On Fri, 18 May 2018, Periklis Gogas wrote:

Great! thanks Allin!
It is not a major problem but I have this every year with my students.​

Ok, exam grades turned in so here we go. I've replicated your set-up on Windows 10, running in English but trying to access a data file inside a Desktop subdirectory named "test" in Greek letters (that is, tau-epsilon-sigma-tau).

There are at least three ways to open a data file or script file that's suitably associated with gretl:

1) In the native file manager, double-click on the file: this should send a directive to the operating system to launch gretl with the given filename as a command-line argument.


​In the first example I did this​

2) Start gretl, then locate and select the file via the native file manager, and drag the file onto the main gretl window.

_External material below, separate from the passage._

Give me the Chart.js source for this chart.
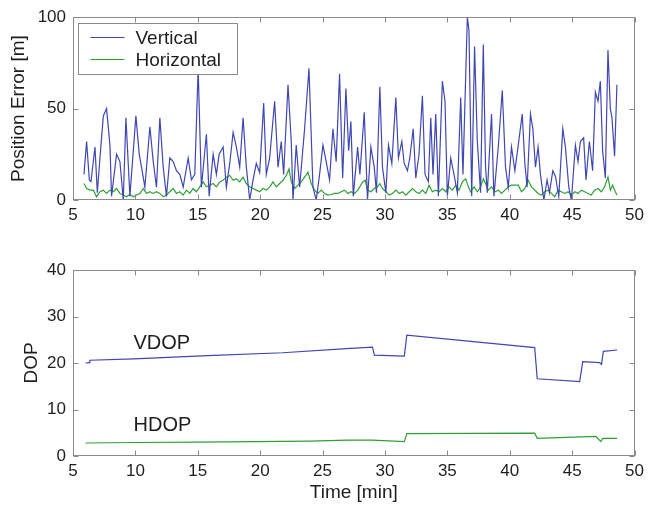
<!DOCTYPE html>
<html>
<head>
<meta charset="utf-8">
<script src="https://cdn.jsdelivr.net/npm/chart.js@4.4.1/dist/chart.umd.min.js"></script>
<style>
  body { margin: 0; background: #fff; }
  #errWrap { position: absolute; left: 0; top: 0; }
  #dopWrap { position: absolute; left: 0; top: 250px; }
</style>
</head>
<body>
<div id="errWrap"><canvas id="errChart" width="649" height="250"></canvas></div>
<div id="dopWrap"><canvas id="dopChart" width="649" height="256"></canvas></div>
<script>
// position error [m] against time [min]
const vertTime = [
  5.88, 6.09, 6.31, 6.44, 6.76, 6.95, 7.16, 7.43, 7.69, 7.96,
  8.09, 8.49, 8.76, 9.03, 9.24, 9.56, 10.04, 10.31, 10.49, 10.76,
  11.16, 11.43, 11.69, 11.96, 12.23, 12.49, 12.76, 13.03, 13.29, 13.56,
  13.83, 14.23, 14.49, 14.76, 15.03, 15.29, 15.69, 15.91, 16.23, 16.49,
  16.71, 17.03, 17.29, 17.56, 17.83, 18.09, 18.36, 18.63, 18.89, 19.16,
  19.43, 19.69, 19.96, 20.28, 20.49, 20.76, 21.16, 21.43, 21.69, 21.88,
  22.23, 22.49, 22.63, 22.89, 23.16, 23.56, 23.91, 24.23, 24.49, 24.76,
  25.03, 25.29, 25.56, 25.83, 26.09, 26.36, 26.61, 26.87, 27.09, 27.27,
  27.46, 27.81, 27.99, 28.34, 28.60, 28.87, 29.14, 29.32, 29.59, 29.80,
  30.07, 30.28, 30.55, 30.87, 31.08, 31.35, 31.54, 31.80, 31.99, 32.26,
  32.47, 32.73, 33.00, 33.21, 33.48, 33.67, 33.85, 34.07, 34.28, 34.60,
  34.81, 35.00, 35.27, 35.53, 35.80, 36.07, 36.25, 36.60, 36.73, 36.95,
  37.18, 37.40, 37.66, 37.88, 38.06, 38.20, 38.54, 38.73, 39.08, 39.40,
  39.66, 39.88, 40.14, 40.41, 40.68, 41.00, 41.21, 41.39, 41.66, 41.85,
  42.06, 42.27, 42.46, 42.73, 42.99, 43.18, 43.45, 43.66, 43.93, 44.25,
  44.46, 44.73, 44.94, 45.26, 45.47, 45.66, 45.92, 46.11, 46.38, 46.64,
  46.86, 47.07, 47.26, 47.44, 47.66, 47.87, 48.06, 48.19, 48.40, 48.59
];
const vertErr = [
  14, 32, 11, 10, 29, 4, 23, 46, 50, 30,
  2, 25, 21, 0, 45, 2, 46, 25, 18, 7,
  40, 21, 7, 45, 18, 2, 23, 21, 16, 14,
  7, 23, 11, 14, 72, 7, 36, 2, 25, 14,
  25, 29, 7, 20, 37, 29, 18, 45, 18, 0,
  11, 20, 15, 53, 14, 23, 54, 18, 32, 14,
  63, 32, 0, 30, 7, 39, 72, 7, 0, 14,
  30, 21, 11, 39, 21, 69, 12, 61, 27, 43,
  2, 29, 14, 48, 0, 29, 18, 4, 62, 18,
  4, 30, 20, 56, 23, 32, 20, 16, 23, 39,
  12, 25, 57, 14, 10, 45, 14, 47, 2, 65,
  54, 2, 23, 14, 4, 56, 14, 100, 93, 2,
  84, 32, 4, 85, 18, 4, 47, 2, 29, 60,
  18, 7, 29, 16, 30, 47, 20, 7, 47, 39,
  18, 29, 14, 0, 11, 4, 16, 13, 2, 39,
  29, 7, 0, 30, 21, 32, 34, 11, 32, 16,
  59, 54, 65, 27, 12, 82, 50, 45, 24, 63
];
const horizTime = [
  5.88, 6.09, 6.36, 6.63, 6.89, 7.16, 7.43, 7.69, 7.96, 8.23,
  8.49, 8.76, 9.03, 9.29, 9.56, 9.83, 10.09, 10.36, 10.63, 10.89,
  11.16, 11.43, 11.69, 11.96, 12.23, 12.49, 12.76, 13.03, 13.29, 13.56,
  13.83, 14.09, 14.36, 14.63, 14.89, 15.16, 15.43, 15.69, 15.96, 16.23,
  16.49, 16.76, 17.03, 17.29, 17.56, 17.83, 18.09, 18.36, 18.63, 18.89,
  19.16, 19.43, 19.69, 19.96, 20.23, 20.49, 20.76, 21.03, 21.29, 21.56,
  21.83, 22.09, 22.31, 22.49, 22.76, 23.03, 23.29, 23.56, 23.83, 24.09,
  24.36, 24.63, 24.89, 25.16, 25.43, 25.69, 25.96, 26.23, 26.49, 26.76,
  27.03, 27.29, 27.56, 27.83, 28.21, 28.42, 28.60, 28.87, 29.14, 29.40,
  29.59, 29.80, 30.07, 30.34, 30.60, 30.87, 31.14, 31.40, 31.67, 31.94,
  32.20, 32.47, 32.73, 33.00, 33.27, 33.53, 33.80, 34.07, 34.33, 34.60,
  34.87, 35.13, 35.40, 35.67, 35.93, 36.20, 36.47, 36.68, 36.87, 37.13,
  37.40, 37.66, 37.88, 38.06, 38.28, 38.54, 38.81, 39.08, 39.34, 39.61,
  39.88, 40.14, 40.41, 40.68, 40.94, 41.21, 41.47, 41.74, 42.01, 42.27,
  42.54, 42.81, 43.07, 43.34, 43.61, 43.87, 44.14, 44.41, 44.67, 44.94,
  45.21, 45.47, 45.74, 46.00, 46.27, 46.54, 46.80, 47.07, 47.34, 47.60,
  47.87, 48.06, 48.24, 48.46, 48.59
];
const horizErr = [
  9.0, 6.3, 5.4, 5.4, 1.8, 4.5, 5.4, 3.6, 5.4, 4.5,
  6.3, 3.6, 2.7, 1.8, 3.0, 1.8, 2.7, 3.6, 6.3, 3.6,
  4.5, 3.6, 4.5, 3.6, 1.8, 2.7, 4.5, 6.3, 3.6, 4.5,
  2.7, 5.4, 3.6, 6.3, 4.5, 7.2, 9.9, 7.2, 8.1, 9.0,
  7.2, 9.9, 10.8, 12.5, 13.4, 10.8, 11.6, 9.9, 12.5, 9.0,
  7.2, 6.3, 5.4, 4.5, 6.3, 5.4, 7.2, 9.9, 7.2, 9.0,
  10.8, 13.4, 17.0, 9.9, 6.3, 8.1, 9.9, 12.5, 15.2, 9.0,
  5.4, 3.6, 5.4, 3.6, 2.7, 3.0, 3.6, 3.6, 4.5, 5.4,
  3.6, 4.5, 3.6, 5.4, 9.9, 10.8, 5.4, 4.5, 6.3, 7.2,
  9.0, 6.3, 4.5, 2.7, 3.6, 5.4, 3.6, 4.5, 2.7, 4.5,
  6.3, 4.5, 3.6, 5.4, 3.6, 8.1, 4.5, 5.4, 4.5, 6.3,
  4.5, 7.2, 5.4, 8.1, 5.4, 9.9, 11.6, 7.2, 4.5, 7.2,
  4.5, 7.2, 11.6, 9.0, 5.4, 7.2, 4.5, 5.4, 3.6, 5.4,
  7.2, 8.1, 8.1, 8.1, 4.5, 6.3, 10.8, 7.2, 5.4, 3.6,
  2.7, 4.5, 5.4, 3.6, 1.8, 5.4, 4.5, 3.6, 4.5, 2.7,
  4.5, 3.6, 5.4, 4.5, 3.6, 2.7, 5.4, 6.3, 4.5, 7.2,
  12.5, 5.4, 8.1, 4.5, 2.7
];

// dilution of precision
const vdopTime = [6.0, 6.3, 6.35, 9.9, 15.8, 21.8, 26.9, 29.0, 29.15, 31.55, 31.75, 42.0, 42.2, 45.6, 45.85, 47.2, 47.35, 47.5, 48.6];
const vdop     = [20.0, 20.1, 20.6, 20.9, 21.6, 22.2, 23.1, 23.4, 21.7, 21.5, 26.0, 23.3, 16.6, 16.0, 20.3, 20.1, 19.7, 22.5, 22.8];
const hdopTime = [6.0, 9.9, 15.0, 24.0, 27.0, 29.0, 31.55, 31.75, 42.0, 42.2, 46.9, 47.3, 47.45, 48.6];
const hdop     = [2.8, 2.9, 3.0, 3.2, 3.4, 3.4, 3.1, 4.8, 4.9, 3.8, 4.2, 3.1, 3.8, 3.8];

const timeTicks = [5, 10, 15, 20, 25, 30, 35, 40, 45, 50];
const errTicks = [0, 50, 100];
const dopTicks = [0, 10, 20, 30, 40];

const seriesNames = ['Vertical', 'Horizontal'];
const dopNames = ['VDOP', 'HDOP'];

const blue = '#3f47b3';
const green = '#2f9f35';
const frameColor = '#8a8a8a';
const textColor = '#1e1e1e';
const fontFamily = "'Liberation Sans', Arial, Helvetica, sans-serif";

function pairs(xs, ys) {
  return xs.map((x, i) => ({x: x, y: ys[i]}));
}

// boxed frame with inward ticks on all four sides
const framePlugin = {
  id: 'frame',
  afterDatasetsDraw(chart) {
    const {ctx, chartArea: a, scales} = chart;
    const l = Math.round(a.left) + 0.5, r = Math.round(a.right) - 0.5;
    const t = Math.round(a.top) + 0.5, b = Math.round(a.bottom) - 0.5;
    ctx.save();
    ctx.strokeStyle = frameColor;
    ctx.lineWidth = 1;
    ctx.strokeRect(l, t, r - l, b - t);
    ctx.beginPath();
    scales.x.ticks.forEach(tk => {
      const px = Math.round(scales.x.getPixelForValue(tk.value)) + 0.5;
      ctx.moveTo(px, b); ctx.lineTo(px, b - 5);
      ctx.moveTo(px, t); ctx.lineTo(px, t + 5);
    });
    scales.y.ticks.forEach(tk => {
      const py = Math.round(scales.y.getPixelForValue(tk.value)) + 0.5;
      ctx.moveTo(l, py); ctx.lineTo(l + 5, py);
      ctx.moveTo(r, py); ctx.lineTo(r - 5, py);
    });
    ctx.stroke();
    ctx.restore();
  }
};

// legend drawn inside the plot, top-left corner
const insideLegend = {
  id: 'insideLegend',
  afterDraw(chart) {
    const {ctx, chartArea: a} = chart;
    const x0 = Math.round(a.left) + 5.5, y0 = Math.round(a.top) + 6.5;
    const w = 159, h = 51;
    ctx.save();
    ctx.fillStyle = '#fff';
    ctx.fillRect(x0, y0, w, h);
    ctx.strokeStyle = frameColor;
    ctx.lineWidth = 1;
    ctx.strokeRect(x0, y0, w, h);
    ctx.font = '19px ' + fontFamily;
    ctx.textBaseline = 'middle';
    chart.data.datasets.forEach((ds, i) => {
      const ly = y0 + 14 + i * 22;
      ctx.strokeStyle = ds.borderColor;
      ctx.lineWidth = 1.2;
      ctx.beginPath();
      ctx.moveTo(x0 + 12, ly);
      ctx.lineTo(x0 + 46, ly);
      ctx.stroke();
      ctx.fillStyle = textColor;
      ctx.fillText(ds.label, x0 + 57, ly + 1);
    });
    ctx.restore();
  }
};

// series names written next to each DOP curve
const curveNames = {
  id: 'curveNames',
  afterDraw(chart) {
    const {ctx, scales: {x, y}} = chart;
    ctx.save();
    ctx.font = '20px ' + fontFamily;
    ctx.fillStyle = textColor;
    ctx.textBaseline = 'middle';
    ctx.fillText(dopNames[0], x.getPixelForValue(9.85), y.getPixelForValue(24.2));
    ctx.fillText(dopNames[1], x.getPixelForValue(9.85), y.getPixelForValue(6.5));
    ctx.restore();
  }
};

function axes(yTicks, yMax, yTitle, titlePad, xTitle) {
  const tickFont = {family: fontFamily, size: 17};
  return {
    x: {
      type: 'linear', min: 5, max: 50,
      afterBuildTicks: s => { s.ticks = timeTicks.map(v => ({value: v})); },
      afterFit: s => { s.height = 50; },
      grid: {display: false, drawTicks: false},
      border: {display: false},
      ticks: {font: tickFont, color: textColor, padding: 5, maxRotation: 0},
      title: {display: !!xTitle, text: xTitle, font: {family: fontFamily, size: 19},
              color: textColor, padding: {top: 0, bottom: 2}}
    },
    y: {
      min: 0, max: yMax,
      afterBuildTicks: s => { s.ticks = yTicks.map(v => ({value: v})); },
      afterFit: s => { s.width = 73; },
      grid: {display: false, drawTicks: false},
      border: {display: false},
      ticks: {font: tickFont, color: textColor, padding: 7},
      title: {display: true, text: yTitle, font: {family: fontFamily, size: 19},
              color: textColor, padding: {top: titlePad, bottom: 0}}
    }
  };
}

const common = {
  responsive: false,
  animation: false,
  devicePixelRatio: 1,
  elements: {point: {radius: 0}, line: {tension: 0, borderWidth: 1.2}},
  plugins: {legend: {display: false}, tooltip: {enabled: false}}
};

new Chart(document.getElementById('errChart'), {
  type: 'line',
  data: {
    datasets: [
      {label: seriesNames[0], data: pairs(vertTime, vertErr), borderColor: blue},
      {label: seriesNames[1], data: pairs(horizTime, horizErr), borderColor: green}
    ]
  },
  options: Object.assign({}, common, {
    layout: {padding: {left: 0, right: 13, top: 14, bottom: 0}},
    scales: axes(errTicks, 100, 'Position Error [m]', 7, '')
  }),
  plugins: [framePlugin, insideLegend]
});

new Chart(document.getElementById('dopChart'), {
  type: 'line',
  data: {
    datasets: [
      {label: dopNames[0], data: pairs(vdopTime, vdop), borderColor: blue},
      {label: dopNames[1], data: pairs(hdopTime, hdop), borderColor: green}
    ]
  },
  options: Object.assign({}, common, {
    layout: {padding: {left: 0, right: 13, top: 20, bottom: 0}},
    scales: axes(dopTicks, 40, 'DOP', 20, 'Time [min]')
  }),
  plugins: [framePlugin, curveNames]
});
</script>
</body>
</html>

​Did not try this​ before. I tried it now and I got this:




3) Start gretl then use its menus (e.g. /File/Open data/User file...) to launch the GTK File dialog, select the desired file, then click the "Open" button (or double-click).

 
​In the second I sent you I did this.

​I get this message doing it like this:




(Once a file has been successfully opened there's a fourth way; that is. re-select the file under the menu of recently-opened files.)

So here's what I've found: methods 2 and 3 work fine to open a file within a Greek-named directory, but method 1 fails as you showed, with the puzzling error message in which the filename is shown with the Greek-letter sequence tau-epsilon-sigma-tau replaced by "test" (in Roman letters).

So it seems that when method 1 is used "somebody" is mistakenly transliterating the folder name before it gets to gretl. It could be Windows or it could be GTK (the cross-platform GUI tollkit that gretl uses). I've lodged a query with the GTK guys to try to determine if GTK might be messing with the filename before it reaches gretl.